"""

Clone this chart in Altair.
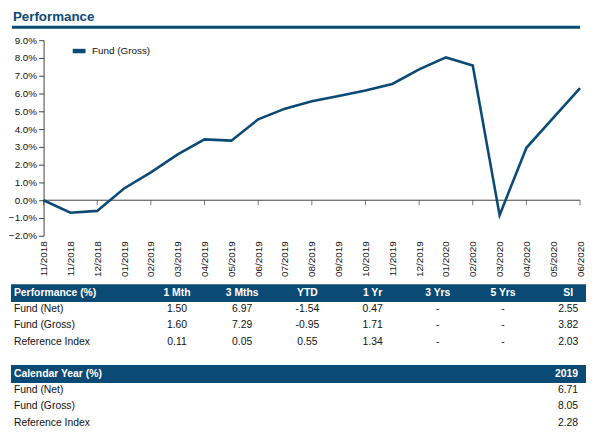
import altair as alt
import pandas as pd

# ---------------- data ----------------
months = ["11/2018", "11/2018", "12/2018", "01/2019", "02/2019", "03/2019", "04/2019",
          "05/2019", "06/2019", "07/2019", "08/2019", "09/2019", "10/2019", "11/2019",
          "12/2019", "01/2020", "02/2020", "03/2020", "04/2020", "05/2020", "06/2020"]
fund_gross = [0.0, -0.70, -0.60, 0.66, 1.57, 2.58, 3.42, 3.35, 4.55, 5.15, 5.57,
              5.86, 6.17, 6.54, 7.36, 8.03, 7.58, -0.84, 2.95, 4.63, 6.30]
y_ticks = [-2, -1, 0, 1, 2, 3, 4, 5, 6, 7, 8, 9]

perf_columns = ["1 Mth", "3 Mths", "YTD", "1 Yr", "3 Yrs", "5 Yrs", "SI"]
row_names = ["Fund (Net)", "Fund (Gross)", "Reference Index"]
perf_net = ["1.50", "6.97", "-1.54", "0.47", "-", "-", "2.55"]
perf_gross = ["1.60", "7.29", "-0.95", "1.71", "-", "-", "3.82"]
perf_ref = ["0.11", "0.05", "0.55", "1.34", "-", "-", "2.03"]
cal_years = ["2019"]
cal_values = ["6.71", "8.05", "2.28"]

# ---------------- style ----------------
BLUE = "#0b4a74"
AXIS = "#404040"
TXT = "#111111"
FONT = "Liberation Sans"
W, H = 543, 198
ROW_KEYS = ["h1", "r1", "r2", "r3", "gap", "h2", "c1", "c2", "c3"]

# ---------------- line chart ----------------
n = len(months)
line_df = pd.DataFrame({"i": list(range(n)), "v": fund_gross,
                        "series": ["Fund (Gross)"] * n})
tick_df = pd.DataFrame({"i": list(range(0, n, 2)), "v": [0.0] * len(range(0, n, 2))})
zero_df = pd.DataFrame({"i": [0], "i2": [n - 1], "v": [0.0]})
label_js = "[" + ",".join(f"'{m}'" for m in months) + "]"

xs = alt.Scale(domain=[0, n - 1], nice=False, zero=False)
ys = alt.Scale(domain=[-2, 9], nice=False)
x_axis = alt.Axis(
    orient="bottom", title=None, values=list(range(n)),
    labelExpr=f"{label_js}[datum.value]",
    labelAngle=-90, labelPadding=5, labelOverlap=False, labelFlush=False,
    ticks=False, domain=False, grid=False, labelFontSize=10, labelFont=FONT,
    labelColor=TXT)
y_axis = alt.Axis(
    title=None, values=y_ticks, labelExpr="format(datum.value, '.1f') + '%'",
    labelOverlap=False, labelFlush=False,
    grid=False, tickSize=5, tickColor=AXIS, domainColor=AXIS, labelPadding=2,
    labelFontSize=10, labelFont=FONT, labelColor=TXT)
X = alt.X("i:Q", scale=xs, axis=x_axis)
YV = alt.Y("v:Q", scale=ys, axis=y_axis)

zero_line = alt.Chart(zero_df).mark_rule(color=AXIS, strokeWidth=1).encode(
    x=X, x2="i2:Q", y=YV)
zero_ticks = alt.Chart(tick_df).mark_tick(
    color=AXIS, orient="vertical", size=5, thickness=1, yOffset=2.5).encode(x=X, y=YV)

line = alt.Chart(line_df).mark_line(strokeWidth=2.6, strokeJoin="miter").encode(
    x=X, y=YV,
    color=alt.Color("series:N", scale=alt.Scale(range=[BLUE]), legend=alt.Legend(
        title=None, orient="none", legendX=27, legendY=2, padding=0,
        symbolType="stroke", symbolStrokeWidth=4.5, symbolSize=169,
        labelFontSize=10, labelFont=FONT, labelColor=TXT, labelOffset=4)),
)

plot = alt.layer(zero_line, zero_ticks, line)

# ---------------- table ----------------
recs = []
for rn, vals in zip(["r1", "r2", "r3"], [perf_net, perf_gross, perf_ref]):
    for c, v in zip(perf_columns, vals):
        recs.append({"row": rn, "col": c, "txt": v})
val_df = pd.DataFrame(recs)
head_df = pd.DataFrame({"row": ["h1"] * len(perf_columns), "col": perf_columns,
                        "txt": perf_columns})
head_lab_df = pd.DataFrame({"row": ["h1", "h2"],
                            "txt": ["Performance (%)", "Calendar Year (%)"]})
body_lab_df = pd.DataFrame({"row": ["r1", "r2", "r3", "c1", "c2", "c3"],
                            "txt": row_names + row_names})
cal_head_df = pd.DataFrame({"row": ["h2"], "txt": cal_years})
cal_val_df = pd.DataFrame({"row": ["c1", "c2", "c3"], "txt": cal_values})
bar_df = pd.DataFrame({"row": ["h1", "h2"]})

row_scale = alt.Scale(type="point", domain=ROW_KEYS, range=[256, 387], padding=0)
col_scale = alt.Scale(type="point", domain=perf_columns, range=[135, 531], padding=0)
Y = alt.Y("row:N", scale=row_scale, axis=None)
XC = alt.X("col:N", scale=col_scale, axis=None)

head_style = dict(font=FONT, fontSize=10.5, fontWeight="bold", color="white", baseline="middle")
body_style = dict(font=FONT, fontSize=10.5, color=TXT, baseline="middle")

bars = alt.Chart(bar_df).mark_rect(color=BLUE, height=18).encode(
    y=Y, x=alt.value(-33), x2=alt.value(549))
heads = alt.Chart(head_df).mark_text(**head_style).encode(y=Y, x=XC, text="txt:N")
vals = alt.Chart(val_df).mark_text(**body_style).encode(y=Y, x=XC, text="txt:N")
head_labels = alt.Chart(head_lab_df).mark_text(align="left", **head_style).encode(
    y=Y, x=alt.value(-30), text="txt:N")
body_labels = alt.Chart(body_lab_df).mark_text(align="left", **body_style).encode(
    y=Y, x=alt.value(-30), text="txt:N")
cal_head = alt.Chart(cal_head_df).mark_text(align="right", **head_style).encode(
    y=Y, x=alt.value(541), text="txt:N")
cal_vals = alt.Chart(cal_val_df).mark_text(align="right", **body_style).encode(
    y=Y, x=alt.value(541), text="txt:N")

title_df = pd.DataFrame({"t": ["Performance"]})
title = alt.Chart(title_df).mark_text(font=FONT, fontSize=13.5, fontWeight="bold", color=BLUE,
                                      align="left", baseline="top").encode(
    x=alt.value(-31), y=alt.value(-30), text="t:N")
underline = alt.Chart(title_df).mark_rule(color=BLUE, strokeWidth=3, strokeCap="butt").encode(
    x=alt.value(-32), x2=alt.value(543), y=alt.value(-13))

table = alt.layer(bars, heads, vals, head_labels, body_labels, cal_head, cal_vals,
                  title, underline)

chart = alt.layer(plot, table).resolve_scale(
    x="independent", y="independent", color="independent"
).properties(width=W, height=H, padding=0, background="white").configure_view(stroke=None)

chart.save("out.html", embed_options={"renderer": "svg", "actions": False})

"""
"""

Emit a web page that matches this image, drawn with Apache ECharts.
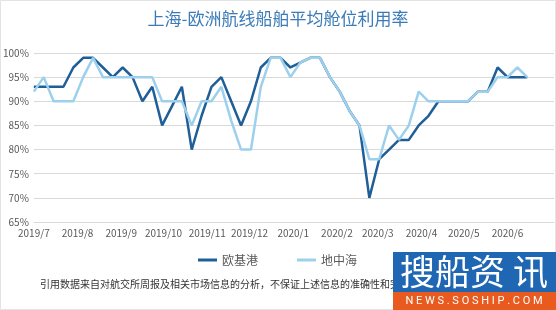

"""
"""

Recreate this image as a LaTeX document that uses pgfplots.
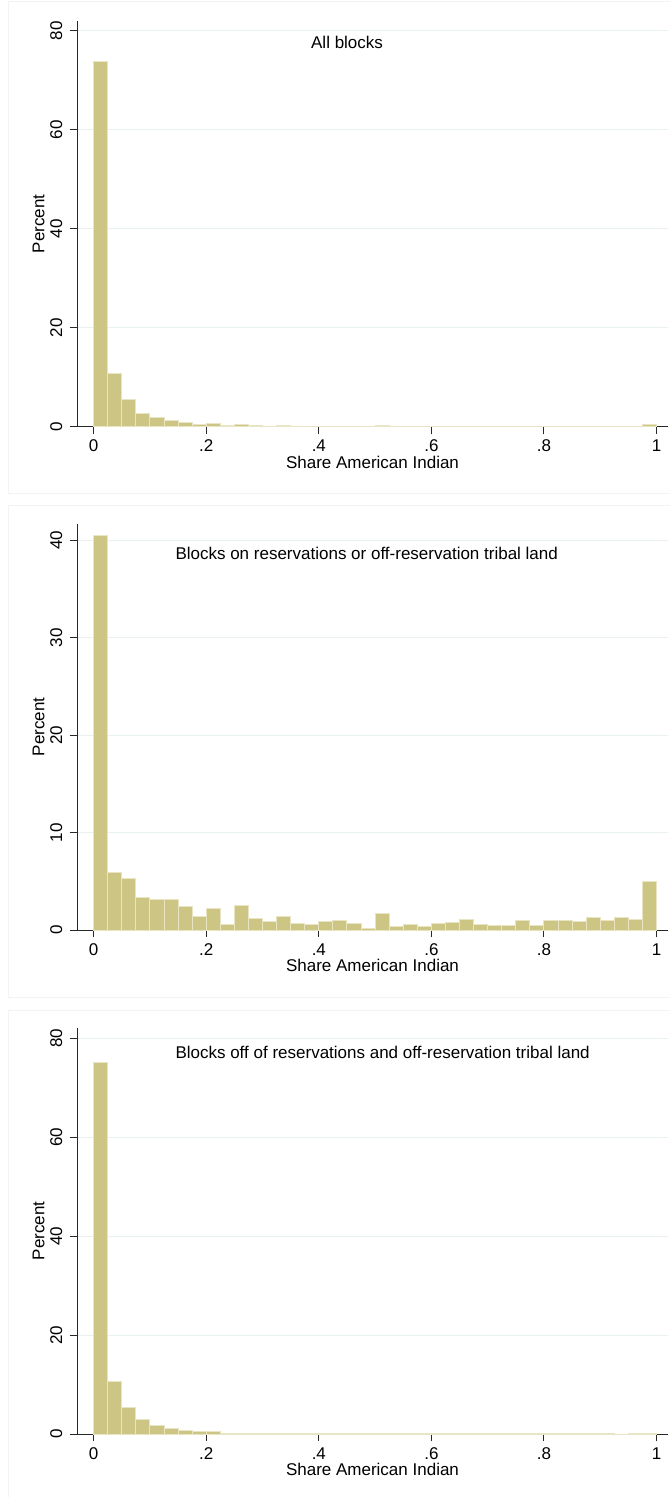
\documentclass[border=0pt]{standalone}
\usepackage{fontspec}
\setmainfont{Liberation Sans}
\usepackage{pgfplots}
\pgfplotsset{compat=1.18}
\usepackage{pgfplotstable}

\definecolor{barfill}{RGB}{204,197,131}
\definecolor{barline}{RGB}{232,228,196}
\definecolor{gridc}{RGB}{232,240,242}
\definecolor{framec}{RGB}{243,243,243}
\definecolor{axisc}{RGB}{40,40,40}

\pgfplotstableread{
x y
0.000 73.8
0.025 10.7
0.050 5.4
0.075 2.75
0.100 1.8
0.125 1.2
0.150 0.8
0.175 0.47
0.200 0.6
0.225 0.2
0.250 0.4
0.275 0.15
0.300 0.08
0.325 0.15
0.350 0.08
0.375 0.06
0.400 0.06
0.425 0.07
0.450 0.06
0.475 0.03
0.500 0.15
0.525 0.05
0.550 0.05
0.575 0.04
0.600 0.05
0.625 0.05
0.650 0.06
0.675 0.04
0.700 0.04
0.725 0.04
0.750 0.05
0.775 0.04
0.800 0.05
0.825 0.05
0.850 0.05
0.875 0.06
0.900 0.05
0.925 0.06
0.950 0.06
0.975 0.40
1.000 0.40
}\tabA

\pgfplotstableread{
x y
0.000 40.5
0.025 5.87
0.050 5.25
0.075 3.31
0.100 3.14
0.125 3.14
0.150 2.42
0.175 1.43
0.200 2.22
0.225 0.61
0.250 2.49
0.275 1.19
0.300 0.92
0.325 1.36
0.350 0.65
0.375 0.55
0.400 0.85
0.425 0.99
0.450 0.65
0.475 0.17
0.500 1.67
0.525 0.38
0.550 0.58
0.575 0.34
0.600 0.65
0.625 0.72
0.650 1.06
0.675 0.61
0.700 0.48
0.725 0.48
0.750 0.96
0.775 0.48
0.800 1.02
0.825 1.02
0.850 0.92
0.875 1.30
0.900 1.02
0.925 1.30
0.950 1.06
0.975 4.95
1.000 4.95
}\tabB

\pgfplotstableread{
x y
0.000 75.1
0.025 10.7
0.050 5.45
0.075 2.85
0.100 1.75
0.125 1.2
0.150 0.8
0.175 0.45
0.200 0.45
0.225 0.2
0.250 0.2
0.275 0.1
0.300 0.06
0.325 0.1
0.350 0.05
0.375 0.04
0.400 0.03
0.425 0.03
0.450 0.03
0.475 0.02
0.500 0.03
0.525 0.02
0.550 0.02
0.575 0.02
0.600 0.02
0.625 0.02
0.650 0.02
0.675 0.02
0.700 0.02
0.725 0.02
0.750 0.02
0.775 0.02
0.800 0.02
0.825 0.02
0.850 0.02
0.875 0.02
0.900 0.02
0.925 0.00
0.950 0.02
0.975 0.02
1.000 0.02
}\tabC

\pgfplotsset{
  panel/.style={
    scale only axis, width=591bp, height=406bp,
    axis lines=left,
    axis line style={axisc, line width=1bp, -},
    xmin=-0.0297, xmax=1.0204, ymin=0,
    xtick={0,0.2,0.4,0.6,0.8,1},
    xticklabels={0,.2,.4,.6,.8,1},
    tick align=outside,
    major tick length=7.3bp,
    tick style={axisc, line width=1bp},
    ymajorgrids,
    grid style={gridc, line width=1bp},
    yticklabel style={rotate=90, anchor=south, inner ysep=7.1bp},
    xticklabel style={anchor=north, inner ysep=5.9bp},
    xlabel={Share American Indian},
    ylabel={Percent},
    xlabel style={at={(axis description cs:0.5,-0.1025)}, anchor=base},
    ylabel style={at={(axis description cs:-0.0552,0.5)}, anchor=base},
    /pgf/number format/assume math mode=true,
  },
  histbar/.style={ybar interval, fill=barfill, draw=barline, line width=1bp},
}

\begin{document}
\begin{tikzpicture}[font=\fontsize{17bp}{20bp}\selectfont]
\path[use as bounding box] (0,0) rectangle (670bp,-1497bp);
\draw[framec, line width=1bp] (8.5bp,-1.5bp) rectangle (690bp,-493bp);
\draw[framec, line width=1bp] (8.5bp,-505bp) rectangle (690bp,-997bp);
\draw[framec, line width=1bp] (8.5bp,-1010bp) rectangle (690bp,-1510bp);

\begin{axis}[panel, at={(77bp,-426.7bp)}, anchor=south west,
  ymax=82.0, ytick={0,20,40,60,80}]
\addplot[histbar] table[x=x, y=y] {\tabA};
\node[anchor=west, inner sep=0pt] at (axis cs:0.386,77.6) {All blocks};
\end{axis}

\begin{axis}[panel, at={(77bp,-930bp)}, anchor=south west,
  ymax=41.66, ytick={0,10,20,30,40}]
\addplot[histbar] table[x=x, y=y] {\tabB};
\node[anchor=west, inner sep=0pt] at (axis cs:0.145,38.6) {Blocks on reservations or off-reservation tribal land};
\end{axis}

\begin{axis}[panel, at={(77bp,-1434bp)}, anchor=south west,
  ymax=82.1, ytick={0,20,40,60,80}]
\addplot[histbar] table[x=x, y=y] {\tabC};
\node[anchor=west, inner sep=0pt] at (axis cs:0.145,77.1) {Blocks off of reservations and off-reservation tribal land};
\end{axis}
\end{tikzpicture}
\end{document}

"""

Instructions for the task
Without the pictures, write out exactly the lines from the one that has "Clone this chart in Altair." down to the one that has "import pandas as pd", both included.

Result
Clone this chart in Altair.
import altair as alt
import pandas as pd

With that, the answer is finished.